Imparare l’ottimismo

Imparare l’ottimismo

30 Novembre 2020 0 Di Enrico Maria Secci

L’ottimismo è una qualità umana affascinante e una delle dimostrazioni più concrete del potere che la nostra psiche può esercitare sulla realtà. Dalla fine degli anni ’70, le indagini scientifiche sull’ottimismo hanno evidenziato che la capacità di affrontare positivamente la vita e gestire le difficoltà con un atteggiamento fiducioso e costruttivo aumenta la possibilità di raggiungere risultati  sul lavoro e favorisce lo sviluppo di relazioni affettive stabili e soddisfacenti.

Gli ottimisti sono meno soggetti a depressione, ansia, fobie e altri disturbi psicologici ma non solo, preservano l’efficienza del sistema immunitario e, secondo molti studi, godono anche di una migliore forma fisica e vivono più a lungo anche quando il loro organismo è colpito da malattie come arteriosclerosi e aids (Seligman, 2005, 2012). Per gli scettici della psicologia, le nuove tecniche di neuro-imaging, che permettono di fotografare il funzionamento del cervello, hanno dimostrato che le persone ottimiste presentano una maggiore reattività delle aree cerebrali connesse all’elaborazione delle emozioni e, rispetto ad altri soggetti, hanno livelli minori di cortisolo, l’ormone prodotto in risposta allo stress.

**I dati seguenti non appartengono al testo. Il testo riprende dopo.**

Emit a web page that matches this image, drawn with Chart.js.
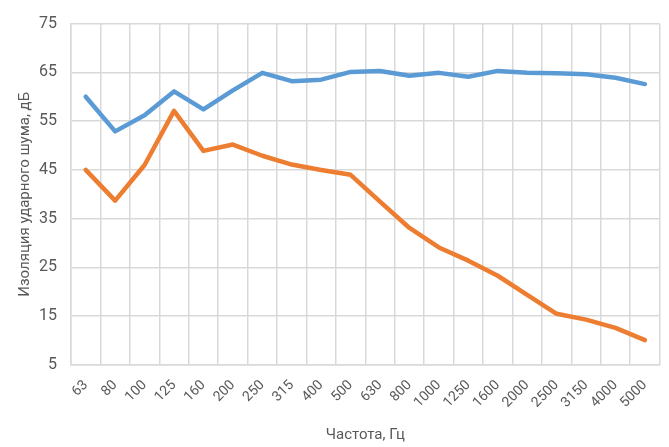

“Le persone più felici non sono necessariamente coloro che hanno il meglio di tutto,
ma coloro che traggono il meglio da ciò che hanno.”
(K. Gibran)

Ottimismo ottuso e ottimismo realista. Eppure, la rappresentazione sociale dell’ottimismo é spesso associata a caratteristiche negative, come superficialità e scarsa intelligenza. Tendiamo a percepire come più “profonde” le persone cupe e tormentate in virtù dello stereotipo negativo ed esasperato dell’ottimista sciocco e svagato che nega ed evita le difficoltà e ogni aspetto problematico dell’esistenza.

Questa modalità di pensiero è indubbiamente disfunzionale ed é indicata in psicopatologia come sindrome di Pollyanna o ottimismo ottuso, non ha nulla a che vedere con l’ottimismo realista ed è tanto dannosa quanto il pessimismo.

Al di là della distorsione sociale prevalente, l’ottimismo è una forma di intelligenza molto acuta, associata alla capacità di analizzare i problemi in modo costruttivo ed efficiente e alla tendenza a considerare i fallimenti e gli eventi traumatici come circostanze singole ed eventi transitori.

L’ottimista sceglie di pensare che le proprie azioni abbiano conseguenze positive sulla realtà e coltiva la convinzione che le proprie decisioni possano influenzare positivamente il futuro (Tiger, 1979).

Per spigare l’ottimismo é consuetudine ricorrere all’esempio del bicchiere riempito per metà: il pessimista sussurra tristemente che è mezzo vuoto, l’ottimista ottuso grida al mondo che é mezzo pieno e l’ottimista realista se lo beve con grande soddisfazione.

“L’ottimista vede opportunità in ogni pericolo,
il pessimista vede pericolo in ogni opportunità.”
(W.Churchill) 

Imparare l’ottimismo. L’ottimismo non è mero dato caratteriale, ovvero una qualità innata, ma dipende dal modo in cui, sin da bambini, gli individui spiegano a se stessi successi ed eventi traumatici. Chi tende a attribuire alla sfortuna o alla “vita” fatti dolorosi compie, senza averne spesso coscienza, una scelta arbitraria e deliberata che influisce negativamente sulla sua futura capacità di percepire costruttivamente la realtà e di elaborare soluzioni creative.

Viceversa, le persone che alimentano una visione aperta e flessibile in circostanze critiche, creano i presupposti per superare situazioni obiettivamente sfavorevoli e costruire realtà positive e soddisfacenti.

L’ottimismo, dunque, può essere appreso nella misura in cui riconosciamo che gran parte della nostra felicità e infelicità derivano dall’utilizzo che facciamo del nostro cervello, anziché subirne passivamente gli automatismi.